(Collected data)
┄┄┄┄┄┄┄┄┄┄

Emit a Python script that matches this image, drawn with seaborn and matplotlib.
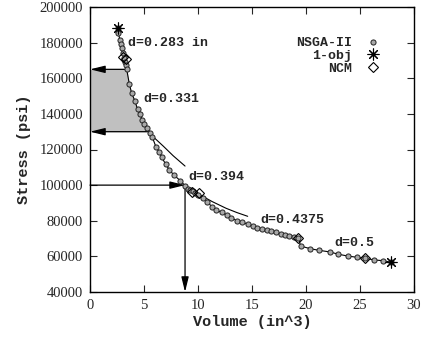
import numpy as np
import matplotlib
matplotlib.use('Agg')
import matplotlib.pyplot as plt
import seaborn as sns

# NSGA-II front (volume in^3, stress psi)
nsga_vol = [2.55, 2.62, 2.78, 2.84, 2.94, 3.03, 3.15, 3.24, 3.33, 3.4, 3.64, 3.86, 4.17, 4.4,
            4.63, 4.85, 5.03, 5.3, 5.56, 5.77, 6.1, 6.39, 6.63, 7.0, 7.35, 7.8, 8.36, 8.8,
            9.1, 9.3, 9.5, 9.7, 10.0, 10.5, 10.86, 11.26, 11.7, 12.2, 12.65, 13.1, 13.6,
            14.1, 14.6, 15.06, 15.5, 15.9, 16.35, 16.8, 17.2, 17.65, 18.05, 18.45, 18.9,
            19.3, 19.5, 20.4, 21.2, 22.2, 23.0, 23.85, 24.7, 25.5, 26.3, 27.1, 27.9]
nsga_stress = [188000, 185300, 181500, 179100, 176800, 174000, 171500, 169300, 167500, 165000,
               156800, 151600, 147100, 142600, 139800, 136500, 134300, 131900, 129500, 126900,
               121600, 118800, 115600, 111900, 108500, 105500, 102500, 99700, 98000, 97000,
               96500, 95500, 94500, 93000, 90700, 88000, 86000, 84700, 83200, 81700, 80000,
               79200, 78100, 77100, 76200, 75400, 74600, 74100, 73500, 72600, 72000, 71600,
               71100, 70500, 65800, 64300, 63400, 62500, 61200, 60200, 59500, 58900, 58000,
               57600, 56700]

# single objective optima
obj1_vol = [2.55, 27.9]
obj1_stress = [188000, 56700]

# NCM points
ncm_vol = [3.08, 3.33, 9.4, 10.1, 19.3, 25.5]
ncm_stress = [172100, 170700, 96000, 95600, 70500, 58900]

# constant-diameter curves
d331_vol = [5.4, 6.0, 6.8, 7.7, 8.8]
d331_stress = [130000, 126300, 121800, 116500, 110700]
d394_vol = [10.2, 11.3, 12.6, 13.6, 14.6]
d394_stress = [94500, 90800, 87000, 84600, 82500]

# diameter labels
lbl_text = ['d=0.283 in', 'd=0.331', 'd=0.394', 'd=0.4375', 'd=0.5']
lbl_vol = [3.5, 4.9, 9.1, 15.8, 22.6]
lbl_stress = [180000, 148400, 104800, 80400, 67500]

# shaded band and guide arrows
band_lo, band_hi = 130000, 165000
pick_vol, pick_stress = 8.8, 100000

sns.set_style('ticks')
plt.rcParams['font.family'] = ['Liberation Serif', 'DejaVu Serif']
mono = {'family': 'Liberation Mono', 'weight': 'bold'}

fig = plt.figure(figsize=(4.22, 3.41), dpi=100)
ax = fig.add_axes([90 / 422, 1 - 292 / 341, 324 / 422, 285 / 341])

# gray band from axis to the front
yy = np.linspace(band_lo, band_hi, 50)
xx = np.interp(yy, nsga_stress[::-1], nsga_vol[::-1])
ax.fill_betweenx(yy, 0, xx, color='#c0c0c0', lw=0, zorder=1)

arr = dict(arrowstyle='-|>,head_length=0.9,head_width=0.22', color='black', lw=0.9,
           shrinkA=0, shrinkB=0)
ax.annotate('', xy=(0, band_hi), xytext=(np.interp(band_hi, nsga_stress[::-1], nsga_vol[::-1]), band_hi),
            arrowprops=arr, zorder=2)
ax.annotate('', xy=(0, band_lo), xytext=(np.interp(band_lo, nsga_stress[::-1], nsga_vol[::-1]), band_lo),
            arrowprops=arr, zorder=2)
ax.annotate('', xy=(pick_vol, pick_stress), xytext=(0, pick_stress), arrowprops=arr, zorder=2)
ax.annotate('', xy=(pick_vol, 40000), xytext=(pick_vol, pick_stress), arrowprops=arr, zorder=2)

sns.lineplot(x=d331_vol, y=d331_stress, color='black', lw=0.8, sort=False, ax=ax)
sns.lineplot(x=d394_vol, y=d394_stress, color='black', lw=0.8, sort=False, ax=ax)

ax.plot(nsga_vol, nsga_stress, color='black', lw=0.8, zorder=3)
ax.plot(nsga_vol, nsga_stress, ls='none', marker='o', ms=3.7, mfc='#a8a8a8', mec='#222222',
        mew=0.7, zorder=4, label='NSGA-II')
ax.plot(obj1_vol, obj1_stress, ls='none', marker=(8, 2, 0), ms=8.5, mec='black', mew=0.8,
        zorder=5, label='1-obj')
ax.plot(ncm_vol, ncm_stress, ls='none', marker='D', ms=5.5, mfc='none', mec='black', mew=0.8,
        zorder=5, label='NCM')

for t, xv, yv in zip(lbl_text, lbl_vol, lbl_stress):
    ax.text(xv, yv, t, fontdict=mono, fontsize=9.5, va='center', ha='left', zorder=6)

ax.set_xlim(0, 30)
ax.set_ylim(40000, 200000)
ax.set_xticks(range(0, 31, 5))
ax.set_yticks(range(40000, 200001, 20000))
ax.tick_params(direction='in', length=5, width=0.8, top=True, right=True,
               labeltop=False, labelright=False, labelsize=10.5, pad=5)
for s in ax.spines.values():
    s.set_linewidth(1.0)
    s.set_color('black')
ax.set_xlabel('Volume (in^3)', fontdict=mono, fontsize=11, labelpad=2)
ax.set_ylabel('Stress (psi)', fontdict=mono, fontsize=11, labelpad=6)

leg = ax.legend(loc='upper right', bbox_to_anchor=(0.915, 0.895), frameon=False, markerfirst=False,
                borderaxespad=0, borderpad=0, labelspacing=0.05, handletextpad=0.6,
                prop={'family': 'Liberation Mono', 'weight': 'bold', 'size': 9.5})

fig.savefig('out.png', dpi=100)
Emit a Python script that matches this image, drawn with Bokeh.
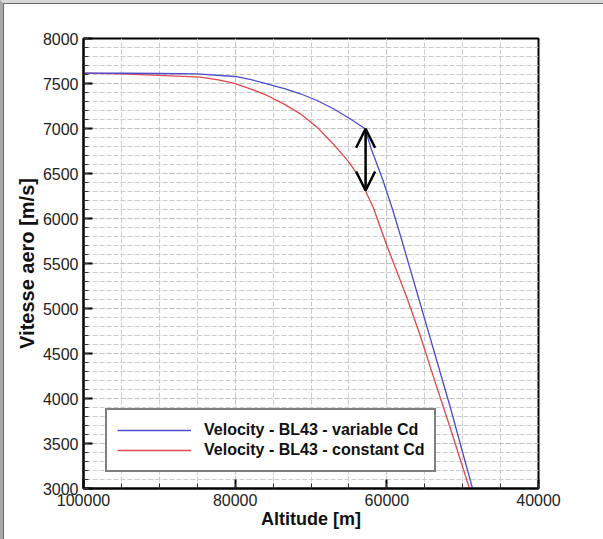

┄┄┄┄┄┄┄┄┄┄

What the task requires
Give an exact reproduction of every line, leaving out any picture.

Solution for this task
Emit a Python script that matches this image, drawn with seaborn and matplotlib.
import numpy as np
import matplotlib
matplotlib.use('Agg')
import matplotlib.pyplot as plt
import seaborn as sns

# NSGA-II front (volume in^3, stress psi)
nsga_vol = [2.55, 2.62, 2.78, 2.84, 2.94, 3.03, 3.15, 3.24, 3.33, 3.4, 3.64, 3.86, 4.17, 4.4,
            4.63, 4.85, 5.03, 5.3, 5.56, 5.77, 6.1, 6.39, 6.63, 7.0, 7.35, 7.8, 8.36, 8.8,
            9.1, 9.3, 9.5, 9.7, 10.0, 10.5, 10.86, 11.26, 11.7, 12.2, 12.65, 13.1, 13.6,
            14.1, 14.6, 15.06, 15.5, 15.9, 16.35, 16.8, 17.2, 17.65, 18.05, 18.45, 18.9,
            19.3, 19.5, 20.4, 21.2, 22.2, 23.0, 23.85, 24.7, 25.5, 26.3, 27.1, 27.9]
nsga_stress = [188000, 185300, 181500, 179100, 176800, 174000, 171500, 169300, 167500, 165000,
               156800, 151600, 147100, 142600, 139800, 136500, 134300, 131900, 129500, 126900,
               121600, 118800, 115600, 111900, 108500, 105500, 102500, 99700, 98000, 97000,
               96500, 95500, 94500, 93000, 90700, 88000, 86000, 84700, 83200, 81700, 80000,
               79200, 78100, 77100, 76200, 75400, 74600, 74100, 73500, 72600, 72000, 71600,
               71100, 70500, 65800, 64300, 63400, 62500, 61200, 60200, 59500, 58900, 58000,
               57600, 56700]

# single objective optima
obj1_vol = [2.55, 27.9]
obj1_stress = [188000, 56700]

# NCM points
ncm_vol = [3.08, 3.33, 9.4, 10.1, 19.3, 25.5]
ncm_stress = [172100, 170700, 96000, 95600, 70500, 58900]

# constant-diameter curves
d331_vol = [5.4, 6.0, 6.8, 7.7, 8.8]
d331_stress = [130000, 126300, 121800, 116500, 110700]
d394_vol = [10.2, 11.3, 12.6, 13.6, 14.6]
d394_stress = [94500, 90800, 87000, 84600, 82500]

# diameter labels
lbl_text = ['d=0.283 in', 'd=0.331', 'd=0.394', 'd=0.4375', 'd=0.5']
lbl_vol = [3.5, 4.9, 9.1, 15.8, 22.6]
lbl_stress = [180000, 148400, 104800, 80400, 67500]

# shaded band and guide arrows
band_lo, band_hi = 130000, 165000
pick_vol, pick_stress = 8.8, 100000

sns.set_style('ticks')
plt.rcParams['font.family'] = ['Liberation Serif', 'DejaVu Serif']
mono = {'family': 'Liberation Mono', 'weight': 'bold'}

fig = plt.figure(figsize=(4.22, 3.41), dpi=100)
ax = fig.add_axes([90 / 422, 1 - 292 / 341, 324 / 422, 285 / 341])

# gray band from axis to the front
yy = np.linspace(band_lo, band_hi, 50)
xx = np.interp(yy, nsga_stress[::-1], nsga_vol[::-1])
ax.fill_betweenx(yy, 0, xx, color='#c0c0c0', lw=0, zorder=1)

arr = dict(arrowstyle='-|>,head_length=0.9,head_width=0.22', color='black', lw=0.9,
           shrinkA=0, shrinkB=0)
ax.annotate('', xy=(0, band_hi), xytext=(np.interp(band_hi, nsga_stress[::-1], nsga_vol[::-1]), band_hi),
            arrowprops=arr, zorder=2)
ax.annotate('', xy=(0, band_lo), xytext=(np.interp(band_lo, nsga_stress[::-1], nsga_vol[::-1]), band_lo),
            arrowprops=arr, zorder=2)
ax.annotate('', xy=(pick_vol, pick_stress), xytext=(0, pick_stress), arrowprops=arr, zorder=2)
ax.annotate('', xy=(pick_vol, 40000), xytext=(pick_vol, pick_stress), arrowprops=arr, zorder=2)

sns.lineplot(x=d331_vol, y=d331_stress, color='black', lw=0.8, sort=False, ax=ax)
sns.lineplot(x=d394_vol, y=d394_stress, color='black', lw=0.8, sort=False, ax=ax)

ax.plot(nsga_vol, nsga_stress, color='black', lw=0.8, zorder=3)
ax.plot(nsga_vol, nsga_stress, ls='none', marker='o', ms=3.7, mfc='#a8a8a8', mec='#222222',
        mew=0.7, zorder=4, label='NSGA-II')
ax.plot(obj1_vol, obj1_stress, ls='none', marker=(8, 2, 0), ms=8.5, mec='black', mew=0.8,
        zorder=5, label='1-obj')
ax.plot(ncm_vol, ncm_stress, ls='none', marker='D', ms=5.5, mfc='none', mec='black', mew=0.8,
        zorder=5, label='NCM')

for t, xv, yv in zip(lbl_text, lbl_vol, lbl_stress):
    ax.text(xv, yv, t, fontdict=mono, fontsize=9.5, va='center', ha='left', zorder=6)

ax.set_xlim(0, 30)
ax.set_ylim(40000, 200000)
ax.set_xticks(range(0, 31, 5))
ax.set_yticks(range(40000, 200001, 20000))
ax.tick_params(direction='in', length=5, width=0.8, top=True, right=True,
               labeltop=False, labelright=False, labelsize=10.5, pad=5)
for s in ax.spines.values():
    s.set_linewidth(1.0)
    s.set_color('black')
ax.set_xlabel('Volume (in^3)', fontdict=mono, fontsize=11, labelpad=2)
ax.set_ylabel('Stress (psi)', fontdict=mono, fontsize=11, labelpad=6)

leg = ax.legend(loc='upper right', bbox_to_anchor=(0.915, 0.895), frameon=False, markerfirst=False,
                borderaxespad=0, borderpad=0, labelspacing=0.05, handletextpad=0.6,
                prop={'family': 'Liberation Mono', 'weight': 'bold', 'size': 9.5})

fig.savefig('out.png', dpi=100)
Emit a Python script that matches this image, drawn with Bokeh.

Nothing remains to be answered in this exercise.